Above: Protest in Washington, DC. Photo by Alex Wong for Getty Images.
On October 28, 2019, the National Park Service said “In response to more than 140,000 comments received from the public and stakeholders, the National Park Service (NPS) today announced it is withdrawing its August 2018 proposal to revise the First Amendment and Special Use Permit regulations for the National Mall, President’s Park and other national parks in the Washington, D.C. area.”
When the rules were first proposed, Mara Verheyden-Hilliard, an attorney with the Partnership for Civil Justice, alerted DC area organizations involved in organizing protests and a coalition came together to oppose the Trump administration’s anti-protest proposals. The coalition issued comments that said, “The proposed rulemaking, which radically rewrites the regulations governing permitted demonstrations in the nation’s capital, would burden and restrict access to public spaces for constitutionally protected First Amendment activities in Washington, D.C., and would fundamentally undermine democratic freedoms. Our organizations and the constituencies and communities we serve and represent would be negatively affected by the proposed changes to the ability to engage in free speech activities on federal lands in the capital of the United States, the site of the most significant public fora in the country.”
Popular Resistance activated its base to join in criticizing the Park Service proposal. Here is our newsletter alerting our members. We urged people to take action, describing the proposal as undermining our freedom of speech, right to assemble and to petition the government for a redress of grievances.
Popular Resistance submitted a comment as well as joining the coalition. We focused on our experience in organizing and participating in protests in Washington, DC, the history and impact of protest on changing the direction of the country, how protest is escalating and needs to be protected as well as on their responsibility to protect Constitutional rights and follow international covenants that the US has ratified. We urged the Park Service to reverse course and withdraw the proposal, writing:
“We understand that President Trump is unhappy with protests around the White House, near his hotel and throughout Washington, DC. There has been a dramatic increase in protests since President Trump was elected president. In the last year, one-fifth of people in the United States say they have participated in a protest, rally or other First Amendment event. A recent poll found, “One in five Americans have protested in the streets or participated in political rallies since the beginning of 2016. Of those, 19 percent said they had never before joined a march or a political gathering.” The increase in protest and the president’s dislike of being protested is a sign that greater vigilance is needed to protect First Amendment rights. It is not a reason to abridge our rights under the Constitution. People are protesting because they see the government as not representing their interests.”

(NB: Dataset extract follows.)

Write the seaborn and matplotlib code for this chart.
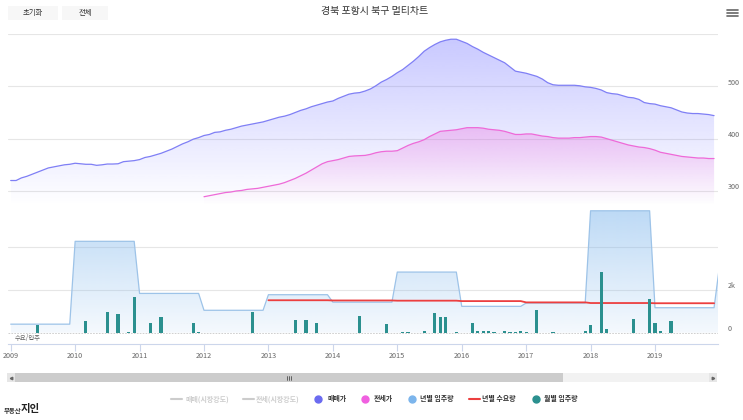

In addition, as co-director of Popular Resistance, I submitted an affidavit which described our organizing of impactful protests in Washington, DC including an occupation encampment on Freedom Plaza, which would have been prohibited under the proposed rules. The affidavit also reviewed the research that shows how public protest can transform the country. I also described how protests had begun to increase dramatically under President Obama and had continued to escalate under President Trump as it became more evident to people that Congress was not responding to the people, pointing to research that showed the wealthy determined the law, and policies were not enacted for people or the planet. The affidavit also pointed to research that because most people suffer from economic insecurity there were predictions from a variety of sources that protests would be increasing in the coming years, like this report from JPMorgan, 10 Years After the Financial Crisis, which predicted protests like the US saw in the 1960s.
The Washington Post reported Mara Verheyden-Hilliard, executive director of the Partnership for Civil Justice Fund, said “This is an extraordinary victory for the people of the United States,” she said. “And it says, without question, to this administration that the people of the U.S. will not be silent. They will not accept any effort to shut down their ability to speak out and to stand up for what they believe in.”
The coalition had discussed that it was prepared to file suit if the restrictions were put in place. The reason we had organized to get so many comments in the record was that it would have been the record the court relied upon in making a decision. We had also planned to organize mass protests against the proposals.
This victory shows once again that if we unite and act in solidarity, we can win. Now that we have kept our right to protest, we urge people to exercise those rights in the coming years. The 2020s will be a decade of potential transformational change but it will only happen if people mobilize to demand the change we need.